J'aime beaucoup le jazz. J'adore les concerts de jazz. Mais, faute de savoir ce qui passe, faute de trouver des gens avec qui y aller, faute de pouvoir m'y rendre (sans voiture, ça limite), les concerts de jazz me voient rarement. Il faut dire, aussi, que la programmation jazz à Toulouse n'est pas très étoffée. Hier soir, cependant, tous ces obstacles étant levés, j'ai pu me rendre à un concert dont je me souviendrai longtemps.

Il y a deux mois, Pascal, un ami passionné de jazz, m'annonce le passage dans la ville rose d'un guitariste « vraiment incroyable » pour sa seule apparition en France cette année : Uwe Kropinski. En effet, j'apprends qu'il se produit le 15 octobre pour le festival Jazz sur son 31. C'est en centre-ville. Parfait.
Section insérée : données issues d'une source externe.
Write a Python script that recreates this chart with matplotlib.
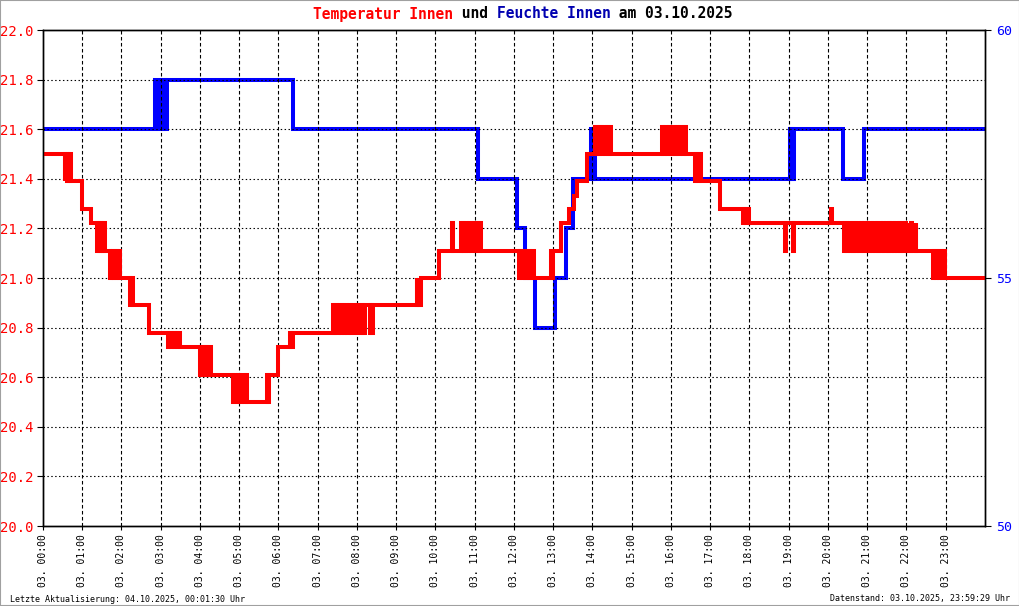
"""
Temperatur / Feuchte Innen, 03.10.2025 -- step chart with twin y axes.
"""
import matplotlib
matplotlib.use("Agg")
import matplotlib.pyplot as plt
from matplotlib.patches import Rectangle

MONO = "DejaVu Sans Mono"
RED = "#ff0000"
BLUE = "#0000ff"

# temperature change points (hour of day, deg C), drawn as post-steps
temp_hours = [
    0.00,
    0.55, 0.57, 0.62, 0.64, 0.67, 0.69, 0.71,
    0.99, 1.22,
    1.37, 1.39, 1.42, 1.45, 1.47, 1.50, 1.52, 1.55, 1.57,
    1.70, 1.72, 1.76, 1.79, 1.82, 1.85, 1.88, 1.91, 1.95,
    2.22, 2.25, 2.30, 2.69,
    3.18, 3.21, 3.25, 3.29, 3.33, 3.37, 3.41, 3.44, 3.48,
    3.99, 4.02, 4.06, 4.09, 4.12, 4.16, 4.19, 4.23, 4.27,
    4.83, 4.86, 4.93, 4.97, 5.03, 5.07, 5.12, 5.16, 5.19,
    5.70, 5.72, 5.75, 6.00, 6.30, 6.32, 6.36,
    7.38, 7.41, 7.45, 7.50, 7.54, 7.58, 7.62, 7.66, 7.70, 7.75, 7.79, 7.84,
    7.88, 7.93, 7.97, 7.99, 8.02, 8.09, 8.13, 8.16, 8.20, 8.32, 8.36, 8.38, 8.40,
    9.52, 9.54, 9.57, 9.59, 9.62, 10.08,
    10.42, 10.45, 10.64, 10.67, 10.70, 10.73, 10.77, 10.81, 10.85, 10.90,
    10.95, 11.00, 11.03, 11.07, 11.10, 11.14, 11.17, 11.21,
    12.12, 12.15, 12.19, 12.23, 12.27, 12.30, 12.34, 12.37, 12.40, 12.47, 12.50,
    12.94, 12.97, 13.00, 13.21, 13.39, 13.54, 13.60, 13.85,
    14.06, 14.09, 14.12, 14.16, 14.19, 14.24, 14.27, 14.33, 14.36, 14.40, 14.43, 14.48,
    15.76, 15.80, 15.84, 15.90, 15.94, 16.00, 16.04, 16.10, 16.13, 16.19, 16.23,
    16.30, 16.33, 16.37,
    16.62, 16.64, 16.70, 16.72, 16.76, 17.24,
    17.83, 17.86, 17.90, 17.93, 17.99,
    18.90, 18.94, 19.10, 19.14, 20.07, 20.10,
    20.41, 20.44, 20.49, 20.52, 20.56, 20.61, 20.63, 20.67, 20.72, 20.75, 20.79,
    20.84, 20.87, 20.91, 20.96, 20.99, 21.03, 21.08, 21.11, 21.15, 21.19, 21.24,
    21.27, 21.31, 21.36, 21.39, 21.43, 21.47, 21.52, 21.55, 21.59, 21.64, 21.67,
    21.71, 21.75, 21.80, 21.83, 21.87, 21.92, 21.95, 21.99, 22.03, 22.05, 22.11,
    22.13, 22.23, 22.25,
    22.67, 22.70, 22.74, 22.78, 22.82, 22.86, 22.90, 22.94, 22.98,
    24.00,
]
temp_values = [
    21.50,
    21.39, 21.50, 21.39, 21.50, 21.39, 21.50, 21.39,
    21.28, 21.22,
    21.11, 21.22, 21.11, 21.22, 21.11, 21.22, 21.11, 21.22, 21.11,
    21.00, 21.11, 21.00, 21.11, 21.00, 21.11, 21.00, 21.11, 21.00,
    20.89, 21.00, 20.89, 20.78,
    20.72, 20.78, 20.72, 20.78, 20.72, 20.78, 20.72, 20.78, 20.72,
    20.61, 20.72, 20.61, 20.72, 20.61, 20.72, 20.61, 20.72, 20.61,
    20.50, 20.61, 20.50, 20.61, 20.50, 20.61, 20.50, 20.61, 20.50,
    20.61, 20.50, 20.61, 20.72, 20.78, 20.72, 20.78,
    20.89, 20.78, 20.89, 20.78, 20.89, 20.78, 20.89, 20.78, 20.89, 20.78, 20.89, 20.78,
    20.89, 20.78, 20.89, 20.78, 20.89, 20.78, 20.89, 20.78, 20.89, 20.78, 20.89, 20.78, 20.89,
    21.00, 20.89, 21.00, 20.89, 21.00, 21.11,
    21.22, 21.11, 21.22, 21.11, 21.22, 21.11, 21.22, 21.11, 21.22, 21.11,
    21.11, 21.22, 21.11, 21.22, 21.11, 21.22, 21.11, 21.11,
    21.00, 21.11, 21.00, 21.11, 21.00, 21.11, 21.00, 21.11, 21.00, 21.11, 21.00,
    21.11, 21.00, 21.11, 21.22, 21.28, 21.33, 21.39, 21.50,
    21.61, 21.50, 21.61, 21.50, 21.61, 21.50, 21.61, 21.50, 21.61, 21.50, 21.61, 21.50,
    21.61, 21.50, 21.61, 21.50, 21.61, 21.50, 21.61, 21.50, 21.61, 21.50, 21.61,
    21.50, 21.61, 21.50,
    21.39, 21.50, 21.39, 21.50, 21.39, 21.28,
    21.22, 21.28, 21.22, 21.28, 21.22,
    21.11, 21.22, 21.11, 21.22, 21.28, 21.22,
    21.11, 21.22, 21.11, 21.22, 21.11, 21.22, 21.11, 21.22, 21.11, 21.22, 21.11,
    21.22, 21.11, 21.22, 21.11, 21.22, 21.11, 21.22, 21.11, 21.22, 21.11, 21.22,
    21.11, 21.22, 21.11, 21.22, 21.11, 21.22, 21.11, 21.22, 21.11, 21.22, 21.11,
    21.22, 21.11, 21.22, 21.11, 21.22, 21.11, 21.22, 21.11, 21.22, 21.11, 21.22,
    21.11, 21.22, 21.11,
    21.00, 21.11, 21.00, 21.11, 21.00, 21.11, 21.00, 21.11, 21.00,
    21.00,
]

# humidity change points (hour of day, %)
hum_hours = [0.00, 2.86, 2.95, 3.03, 3.06, 3.09, 3.12, 3.15, 6.36, 11.08,
             12.08, 12.27, 12.53, 13.04, 13.33, 13.50, 13.95, 14.01, 14.03,
             14.07, 19.02, 19.05, 19.08, 19.11, 19.14, 20.38, 20.91, 24.00]
hum_values = [58, 59, 58, 59, 58, 59, 58, 59, 58, 57,
              56, 55, 54, 55, 56, 57, 58, 57, 58,
              57, 58, 57, 58, 57, 58, 57, 58, 58]

hour_ticks = list(range(24))
hour_labels = [f"03. {h:02d}:00" for h in hour_ticks]
temp_ticks = [20.0, 20.2, 20.4, 20.6, 20.8, 21.0, 21.2, 21.4, 21.6, 21.8, 22.0]
hum_ticks = [50, 55, 60]


def main() -> None:
    fig = plt.figure(figsize=(10.2, 6.06), dpi=100, facecolor="white")
    ax = fig.add_axes([43 / 1020, 80 / 606, 942 / 1020, 496 / 606])
    ax2 = ax.twinx()
    # temperature on top of humidity
    ax.set_zorder(2)
    ax2.set_zorder(1)
    ax.patch.set_visible(False)

    ax2.step(hum_hours, hum_values, where="post", color=BLUE, lw=2.9,
             solid_joinstyle="miter")
    ax.step(temp_hours, temp_values, where="post", color=RED, lw=2.9,
            solid_joinstyle="miter")

    ax.set_xlim(0, 24)
    ax.set_ylim(20.0, 22.0)
    ax2.set_ylim(50, 60)

    ax.set_xticks(hour_ticks)
    ax.set_xticklabels(hour_labels, rotation=90, fontfamily=MONO, fontsize=7)
    ax.set_yticks(temp_ticks)
    ax.set_yticklabels([f"{t:.1f}" for t in temp_ticks], fontfamily=MONO,
                       fontsize=10, color=RED)
    ax2.set_yticks(hum_ticks)
    ax2.set_yticklabels([str(h) for h in hum_ticks], fontfamily=MONO,
                        fontsize=9.5, color=BLUE)

    ax.tick_params(axis="x", length=3, width=0.8, pad=3)
    ax.tick_params(axis="y", length=4, width=0.8, pad=3)
    ax2.tick_params(axis="y", length=4, width=0.8, pad=4)

    # grid: dotted horizontals, dashed verticals
    for t in temp_ticks[1:-1]:
        ax.axhline(t, color="black", lw=0.8, ls=(0, (1.3, 2.2)), zorder=0)
    for h in hour_ticks[1:]:
        ax.axvline(h, color="black", lw=0.8, ls=(0, (3.2, 2.2)), zorder=0)

    for a in (ax, ax2):
        for s in a.spines.values():
            s.set_linewidth(1.0)
            s.set_color("black")

    # title in coloured pieces
    parts = [("Temperatur Innen", RED), (" und ", "black"),
             ("Feuchte Innen", "#0000b0"), (" am 03.10.2025", "black")]
    t = fig.text(313 / 1020, 1 - 14 / 606, parts[0][0], color=parts[0][1],
                 fontfamily=MONO, fontsize=10.5, fontweight="bold", va="center")
    for txt, col in parts[1:]:
        t = ax.annotate(txt, xy=(1, 0), xycoords=t, va="bottom", color=col,
                        fontfamily=MONO, fontsize=10.5, fontweight="bold",
                        annotation_clip=False)

    fig.text(10 / 1020, 1 - 599 / 606,
             "Letzte Aktualisierung: 04.10.2025, 00:01:30 Uhr",
             fontfamily=MONO, fontsize=6, va="center", ha="left")
    fig.text(1010 / 1020, 1 - 599 / 606,
             "Datenstand: 03.10.2025, 23:59:29 Uhr",
             fontfamily=MONO, fontsize=6, va="center", ha="right")

    fig.add_artist(Rectangle((0, 0), 1, 1, transform=fig.transFigure,
                             fill=False, edgecolor="#a0a0a0", lw=1.5))

    fig.savefig("out.png", dpi=100)
    plt.close(fig)


if __name__ == "__main__":
    main()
Nous voilà donc assis, samedi soir, avec mes honorables colocs Vincent et Nico, dans une belle cave voûtée du Goethe Institut en plein cœur du vieux Toulouse. Nous ignorons tout de la musique de Kropinski, mais une chose est sûre : la salle se remplit rapidement. Sur scène, une chaise, un micro et une étrange guitare acoustique. Kropinski arrive, applaudissements, il s'excuse un peu timidement et en anglais de ne pas parler français. Uwe Kropinski est allemand. Il sort un papier de sa poche qu'il lit pour nous souhaiter un bon concert, en français, puis s'assoit et joue.

C'est difficile de trouver les mots pour décrire la musique. Impros en subtiles dissonances, thème jazz. Aigus au timbre de piano d'une profondeur surprenante ; graves tirés et vibrants de guitare torturée. Les mains bougent peu et la musique s'affole ; mais on verra bien plus terrible tout à l'heure. Ce premier morceau est déjà plus qu'une mise en bouche.
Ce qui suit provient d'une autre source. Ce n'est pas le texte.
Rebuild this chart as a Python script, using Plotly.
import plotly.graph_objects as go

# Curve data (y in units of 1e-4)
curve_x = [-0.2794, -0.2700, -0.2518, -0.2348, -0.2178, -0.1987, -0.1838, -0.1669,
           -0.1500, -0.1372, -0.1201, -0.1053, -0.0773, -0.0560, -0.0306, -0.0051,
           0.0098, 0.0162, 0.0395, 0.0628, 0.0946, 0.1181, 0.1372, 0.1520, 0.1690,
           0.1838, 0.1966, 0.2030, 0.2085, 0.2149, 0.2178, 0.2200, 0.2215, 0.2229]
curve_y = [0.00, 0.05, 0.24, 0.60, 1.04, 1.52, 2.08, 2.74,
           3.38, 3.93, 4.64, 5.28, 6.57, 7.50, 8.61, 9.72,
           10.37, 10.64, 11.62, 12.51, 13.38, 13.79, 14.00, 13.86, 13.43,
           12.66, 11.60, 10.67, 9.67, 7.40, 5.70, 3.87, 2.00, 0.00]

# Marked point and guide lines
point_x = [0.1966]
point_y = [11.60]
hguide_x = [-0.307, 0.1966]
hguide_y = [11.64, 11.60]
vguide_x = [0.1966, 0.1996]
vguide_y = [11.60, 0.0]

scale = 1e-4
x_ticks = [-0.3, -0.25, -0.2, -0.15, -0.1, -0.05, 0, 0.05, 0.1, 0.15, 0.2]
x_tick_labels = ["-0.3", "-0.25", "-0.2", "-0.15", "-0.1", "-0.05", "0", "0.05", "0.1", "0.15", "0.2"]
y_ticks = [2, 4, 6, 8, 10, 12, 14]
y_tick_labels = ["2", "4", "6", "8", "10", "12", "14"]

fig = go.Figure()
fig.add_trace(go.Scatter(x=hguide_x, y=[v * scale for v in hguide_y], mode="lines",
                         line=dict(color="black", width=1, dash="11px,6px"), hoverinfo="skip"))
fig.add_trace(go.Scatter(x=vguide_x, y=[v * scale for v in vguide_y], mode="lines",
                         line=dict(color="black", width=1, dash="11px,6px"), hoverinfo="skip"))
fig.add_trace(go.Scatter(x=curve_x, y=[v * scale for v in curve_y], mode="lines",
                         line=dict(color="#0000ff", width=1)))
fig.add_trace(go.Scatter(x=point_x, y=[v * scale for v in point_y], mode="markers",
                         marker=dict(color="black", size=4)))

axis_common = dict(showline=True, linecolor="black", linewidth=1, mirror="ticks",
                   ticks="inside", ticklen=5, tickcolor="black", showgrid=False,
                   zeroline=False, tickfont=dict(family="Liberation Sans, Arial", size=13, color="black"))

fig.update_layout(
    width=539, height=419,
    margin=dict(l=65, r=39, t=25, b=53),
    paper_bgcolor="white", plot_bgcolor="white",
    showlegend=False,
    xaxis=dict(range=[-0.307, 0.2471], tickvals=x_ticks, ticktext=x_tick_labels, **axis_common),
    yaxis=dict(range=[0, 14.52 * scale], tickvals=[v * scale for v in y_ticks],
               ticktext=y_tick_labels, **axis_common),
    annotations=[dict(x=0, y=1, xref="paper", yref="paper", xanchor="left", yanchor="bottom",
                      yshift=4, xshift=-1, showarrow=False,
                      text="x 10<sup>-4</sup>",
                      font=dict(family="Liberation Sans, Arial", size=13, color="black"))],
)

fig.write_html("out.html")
En second, thème blues avec impro, « The Riff » si j'ai bien entendu. Kropinski, réservé et minimaliste quand il s'annonce au micro, explose quand il joue. Sa guitare devient une percussion sophistiquée ; un plastique froissé sous son pied marque le rythme ; et les mains pincent et grattent et frôlent et tordent et tirent et plaquent et… bon, vous l'aurez compris, c'est subjuguant.

On revient au jazz, avec une impro sur un thème de Frank Zappa, King Kong. Toujours, de la virtuosité en de continuelles et subtiles variations.

Puis, avec beaucoup de pudeur, Uwe Kropinski annonce qu'il va jouer un morceau écrit pour son père qui était gravement malade. Commence alors une phrase continue, mélodique et harmonieuse, mélancolique, construite de manière à ne jamais tomber. C'est un talent exceptionnel que celui de construire une musique où la continuité de la phrase est plus belle encore que la tonalité finale à laquelle on s'attend inconsciemment.

On passe à deux morceaux qui lui furent inspirés lors de sa tournée en Afrique de l'Est, en particulier à Madagascar. La guitare devient un vrai ensemble de percussions : frappée ici elle donne un son mat, frappée là elle sonne comme un bongo, et sur le bas de la caisse ce sera un coup grave et résonant, plus grave encore s'il place son autre main sur une des ouies de l'instrument. Mais au fait… Voilà plusieurs minutes qu'on entend simultanément percussions et guitare. Ce type est incroyable, il joue de la guitare à une main. Et ce n'est pas comme s'il se contentait des six notes de base.

Uwe Kropinski nous annonce alors qu'à chacun de ses concerts, il aime jouer un morceau qu'il ne connaît pas encore, auquel il donne toujours le même nom : Die Feier des Augenblicks, ou « la célébration de l'instant ». C'est une improvisation sans thème. Dois-je préciser que c'était incroyable ? Après la caisse comme ensemble de percussions, voilà qu'il utilise les clés pour jouer en réaccordant sa guitare.

Un « dernier » morceau. Applaudissements à tout rompre. Premier rappel : impro sur un thème de Bill Evans, Very Early.

Second rappel : un morceau qu'il nous dit toujours jouer en second rappel, avec pour titre quelque chose comme Until the End of the Night. Une belle mélodie aux tonalités changeantes, lentement décroissantes, jouée sur les cordes aigües... et quand il ne peut plus jouer plus bas, il tourne les clés, et les tonalités continuent de descendre dans une succession de dissonances et de tons justes. Et ça descend, descend... Quand il s'arrête, la guitare est complètement désaccordée. On n'ose pas faire de troisième rappel.